TASK DESCRIPTION: Pictures are to be left out. Copy exactly the lines from the one containing "Give me the" to the one containing "// --- data ---", both ends kept.

-- START TASK MATERIAL --

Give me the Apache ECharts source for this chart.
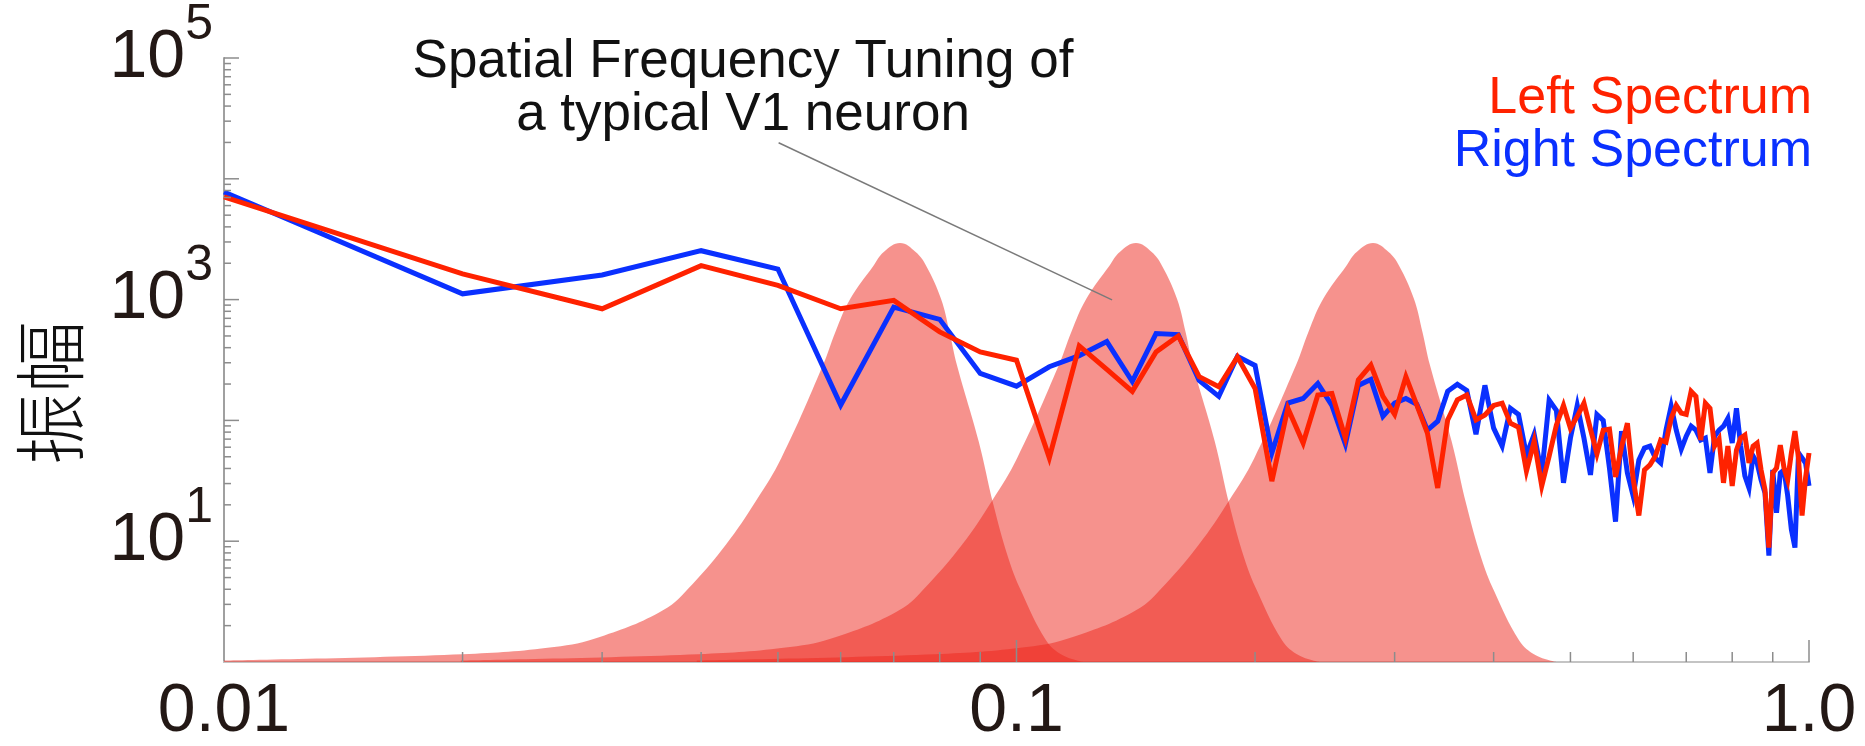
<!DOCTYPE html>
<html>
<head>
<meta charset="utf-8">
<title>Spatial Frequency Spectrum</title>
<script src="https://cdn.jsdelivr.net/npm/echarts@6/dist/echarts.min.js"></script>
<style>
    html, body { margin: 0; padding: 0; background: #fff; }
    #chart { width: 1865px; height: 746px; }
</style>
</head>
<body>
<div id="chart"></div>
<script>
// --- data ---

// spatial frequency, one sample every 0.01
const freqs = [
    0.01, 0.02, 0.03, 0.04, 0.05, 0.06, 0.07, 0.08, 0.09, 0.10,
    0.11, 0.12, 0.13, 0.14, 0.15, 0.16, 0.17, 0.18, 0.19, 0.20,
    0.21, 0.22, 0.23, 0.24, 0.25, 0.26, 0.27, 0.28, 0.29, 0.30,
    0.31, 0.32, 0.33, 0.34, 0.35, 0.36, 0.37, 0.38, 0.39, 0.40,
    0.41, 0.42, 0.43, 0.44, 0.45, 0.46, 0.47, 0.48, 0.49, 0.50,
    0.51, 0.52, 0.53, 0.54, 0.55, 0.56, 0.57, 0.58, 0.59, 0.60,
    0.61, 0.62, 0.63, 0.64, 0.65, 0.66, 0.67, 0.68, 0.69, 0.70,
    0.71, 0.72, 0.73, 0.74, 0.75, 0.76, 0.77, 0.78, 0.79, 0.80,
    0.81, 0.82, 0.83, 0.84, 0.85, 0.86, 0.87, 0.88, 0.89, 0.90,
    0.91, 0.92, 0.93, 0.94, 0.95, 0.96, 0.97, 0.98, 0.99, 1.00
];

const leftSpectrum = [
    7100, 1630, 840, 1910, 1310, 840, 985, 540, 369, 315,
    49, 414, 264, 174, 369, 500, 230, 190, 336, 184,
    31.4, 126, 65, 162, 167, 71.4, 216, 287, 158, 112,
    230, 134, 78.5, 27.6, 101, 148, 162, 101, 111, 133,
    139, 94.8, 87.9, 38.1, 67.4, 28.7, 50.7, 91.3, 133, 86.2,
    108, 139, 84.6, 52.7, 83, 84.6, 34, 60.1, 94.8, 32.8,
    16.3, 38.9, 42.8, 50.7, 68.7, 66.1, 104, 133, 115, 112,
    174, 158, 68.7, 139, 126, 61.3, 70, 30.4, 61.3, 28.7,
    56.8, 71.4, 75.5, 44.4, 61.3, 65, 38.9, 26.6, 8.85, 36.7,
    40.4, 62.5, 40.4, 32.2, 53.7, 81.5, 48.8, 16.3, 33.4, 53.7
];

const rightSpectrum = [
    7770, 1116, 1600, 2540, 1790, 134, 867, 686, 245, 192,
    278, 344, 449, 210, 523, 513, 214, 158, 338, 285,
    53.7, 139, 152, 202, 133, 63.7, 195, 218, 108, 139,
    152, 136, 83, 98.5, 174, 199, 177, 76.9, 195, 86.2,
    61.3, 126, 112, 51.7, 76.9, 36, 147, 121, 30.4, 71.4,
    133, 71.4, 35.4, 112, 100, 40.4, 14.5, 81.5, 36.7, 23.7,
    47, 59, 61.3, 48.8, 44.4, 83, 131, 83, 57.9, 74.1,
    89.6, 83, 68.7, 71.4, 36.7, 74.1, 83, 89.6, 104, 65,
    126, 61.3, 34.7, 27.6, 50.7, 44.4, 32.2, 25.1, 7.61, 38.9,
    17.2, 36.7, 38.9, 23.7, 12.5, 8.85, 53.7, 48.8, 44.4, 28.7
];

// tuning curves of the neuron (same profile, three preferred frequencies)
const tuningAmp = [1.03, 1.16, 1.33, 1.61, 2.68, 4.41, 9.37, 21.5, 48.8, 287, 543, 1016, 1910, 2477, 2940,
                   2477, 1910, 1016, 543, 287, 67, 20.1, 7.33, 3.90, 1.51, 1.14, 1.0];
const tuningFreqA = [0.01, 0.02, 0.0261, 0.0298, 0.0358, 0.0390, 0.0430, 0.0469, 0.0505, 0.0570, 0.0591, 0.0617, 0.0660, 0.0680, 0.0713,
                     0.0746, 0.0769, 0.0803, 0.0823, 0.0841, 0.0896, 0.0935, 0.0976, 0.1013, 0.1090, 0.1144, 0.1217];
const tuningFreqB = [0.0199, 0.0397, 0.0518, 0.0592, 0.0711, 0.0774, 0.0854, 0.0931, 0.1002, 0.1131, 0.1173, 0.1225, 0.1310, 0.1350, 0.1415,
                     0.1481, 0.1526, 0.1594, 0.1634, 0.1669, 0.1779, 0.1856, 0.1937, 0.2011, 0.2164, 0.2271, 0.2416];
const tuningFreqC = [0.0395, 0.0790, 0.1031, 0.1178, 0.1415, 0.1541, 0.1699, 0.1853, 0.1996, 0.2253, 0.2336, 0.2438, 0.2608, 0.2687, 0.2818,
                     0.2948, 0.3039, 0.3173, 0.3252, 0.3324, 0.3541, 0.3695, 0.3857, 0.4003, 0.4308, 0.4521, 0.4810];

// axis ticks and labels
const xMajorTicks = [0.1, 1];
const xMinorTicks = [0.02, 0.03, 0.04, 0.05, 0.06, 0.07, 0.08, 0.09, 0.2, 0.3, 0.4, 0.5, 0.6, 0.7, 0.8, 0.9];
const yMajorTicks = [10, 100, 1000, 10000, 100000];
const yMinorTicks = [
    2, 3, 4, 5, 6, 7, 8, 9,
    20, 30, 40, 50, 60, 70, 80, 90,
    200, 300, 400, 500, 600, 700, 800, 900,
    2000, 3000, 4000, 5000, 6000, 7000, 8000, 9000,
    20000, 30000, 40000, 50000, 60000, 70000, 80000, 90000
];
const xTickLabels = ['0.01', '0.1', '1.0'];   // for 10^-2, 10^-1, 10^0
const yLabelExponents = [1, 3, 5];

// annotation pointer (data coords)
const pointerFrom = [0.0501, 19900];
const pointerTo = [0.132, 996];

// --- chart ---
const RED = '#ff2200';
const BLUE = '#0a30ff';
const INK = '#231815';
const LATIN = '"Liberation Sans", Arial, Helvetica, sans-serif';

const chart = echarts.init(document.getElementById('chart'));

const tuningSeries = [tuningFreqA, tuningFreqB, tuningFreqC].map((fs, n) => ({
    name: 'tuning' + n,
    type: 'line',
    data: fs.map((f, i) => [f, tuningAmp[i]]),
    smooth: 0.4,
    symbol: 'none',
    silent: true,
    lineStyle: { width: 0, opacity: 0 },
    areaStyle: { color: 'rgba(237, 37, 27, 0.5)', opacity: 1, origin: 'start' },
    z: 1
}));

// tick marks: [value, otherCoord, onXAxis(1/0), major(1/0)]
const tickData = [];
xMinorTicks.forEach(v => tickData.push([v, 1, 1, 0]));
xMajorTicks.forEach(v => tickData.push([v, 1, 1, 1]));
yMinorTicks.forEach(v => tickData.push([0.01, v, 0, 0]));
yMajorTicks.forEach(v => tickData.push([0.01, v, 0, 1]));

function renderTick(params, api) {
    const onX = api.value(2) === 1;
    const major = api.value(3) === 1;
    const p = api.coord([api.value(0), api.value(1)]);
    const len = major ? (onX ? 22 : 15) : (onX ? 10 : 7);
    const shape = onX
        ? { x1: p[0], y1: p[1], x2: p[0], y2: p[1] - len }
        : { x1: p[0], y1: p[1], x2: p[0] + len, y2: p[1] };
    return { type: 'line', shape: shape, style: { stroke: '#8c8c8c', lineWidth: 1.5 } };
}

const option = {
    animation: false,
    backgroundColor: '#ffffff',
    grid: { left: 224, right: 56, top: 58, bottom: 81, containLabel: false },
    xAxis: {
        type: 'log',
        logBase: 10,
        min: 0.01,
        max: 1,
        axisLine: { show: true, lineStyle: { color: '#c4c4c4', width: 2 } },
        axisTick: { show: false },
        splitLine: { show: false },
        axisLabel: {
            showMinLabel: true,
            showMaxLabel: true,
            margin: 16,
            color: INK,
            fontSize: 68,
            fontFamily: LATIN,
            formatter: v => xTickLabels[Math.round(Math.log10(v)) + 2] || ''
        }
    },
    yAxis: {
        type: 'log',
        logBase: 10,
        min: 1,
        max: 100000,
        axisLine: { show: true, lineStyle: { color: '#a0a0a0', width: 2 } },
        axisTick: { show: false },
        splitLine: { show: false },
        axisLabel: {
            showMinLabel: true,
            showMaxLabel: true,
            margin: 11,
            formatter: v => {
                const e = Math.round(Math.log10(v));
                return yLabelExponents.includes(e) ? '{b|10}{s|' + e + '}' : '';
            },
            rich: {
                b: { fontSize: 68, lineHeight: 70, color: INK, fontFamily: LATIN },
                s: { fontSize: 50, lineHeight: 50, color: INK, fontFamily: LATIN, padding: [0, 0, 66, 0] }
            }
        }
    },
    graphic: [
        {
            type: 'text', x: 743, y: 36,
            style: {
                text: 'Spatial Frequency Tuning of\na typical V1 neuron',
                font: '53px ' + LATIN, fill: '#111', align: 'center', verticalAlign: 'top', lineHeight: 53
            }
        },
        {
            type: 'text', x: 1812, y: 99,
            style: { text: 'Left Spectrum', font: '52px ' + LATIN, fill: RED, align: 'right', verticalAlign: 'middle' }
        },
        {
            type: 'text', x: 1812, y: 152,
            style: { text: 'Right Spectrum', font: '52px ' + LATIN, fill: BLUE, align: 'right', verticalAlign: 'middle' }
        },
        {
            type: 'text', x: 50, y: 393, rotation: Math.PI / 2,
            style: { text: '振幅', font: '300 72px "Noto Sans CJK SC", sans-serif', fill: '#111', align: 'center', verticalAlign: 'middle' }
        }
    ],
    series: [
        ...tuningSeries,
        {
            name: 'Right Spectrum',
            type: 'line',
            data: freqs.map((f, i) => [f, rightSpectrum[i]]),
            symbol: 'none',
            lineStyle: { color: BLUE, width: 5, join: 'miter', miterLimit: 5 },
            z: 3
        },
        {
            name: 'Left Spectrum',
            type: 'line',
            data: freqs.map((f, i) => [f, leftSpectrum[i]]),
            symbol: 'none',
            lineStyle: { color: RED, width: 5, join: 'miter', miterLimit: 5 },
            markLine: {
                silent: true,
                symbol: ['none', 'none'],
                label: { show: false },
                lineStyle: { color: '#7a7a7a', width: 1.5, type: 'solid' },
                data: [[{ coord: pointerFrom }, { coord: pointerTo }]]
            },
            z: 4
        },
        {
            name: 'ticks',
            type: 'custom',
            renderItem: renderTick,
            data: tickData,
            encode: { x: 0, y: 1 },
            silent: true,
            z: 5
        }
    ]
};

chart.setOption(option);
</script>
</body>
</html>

-- END TASK MATERIAL --
-- START TASK MATERIAL --

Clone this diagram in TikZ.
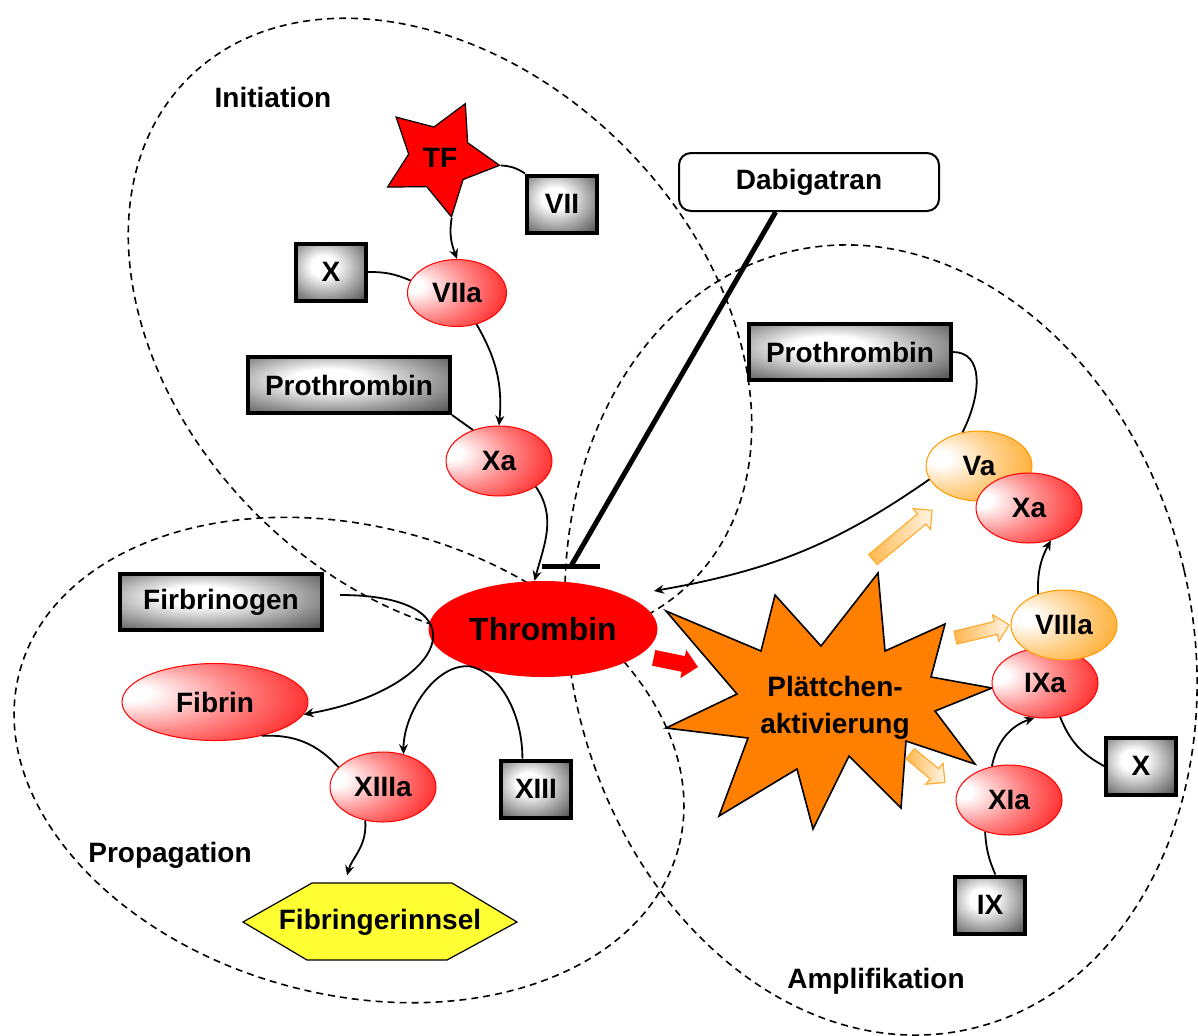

-- END TASK MATERIAL --

TASK OUTPUT:
Give me the Apache ECharts source for this chart.
<!DOCTYPE html>
<html>
<head>
<meta charset="utf-8">
<title>Spatial Frequency Spectrum</title>
<script src="https://cdn.jsdelivr.net/npm/echarts@6/dist/echarts.min.js"></script>
<style>
    html, body { margin: 0; padding: 0; background: #fff; }
    #chart { width: 1865px; height: 746px; }
</style>
</head>
<body>
<div id="chart"></div>
<script>
// --- data ---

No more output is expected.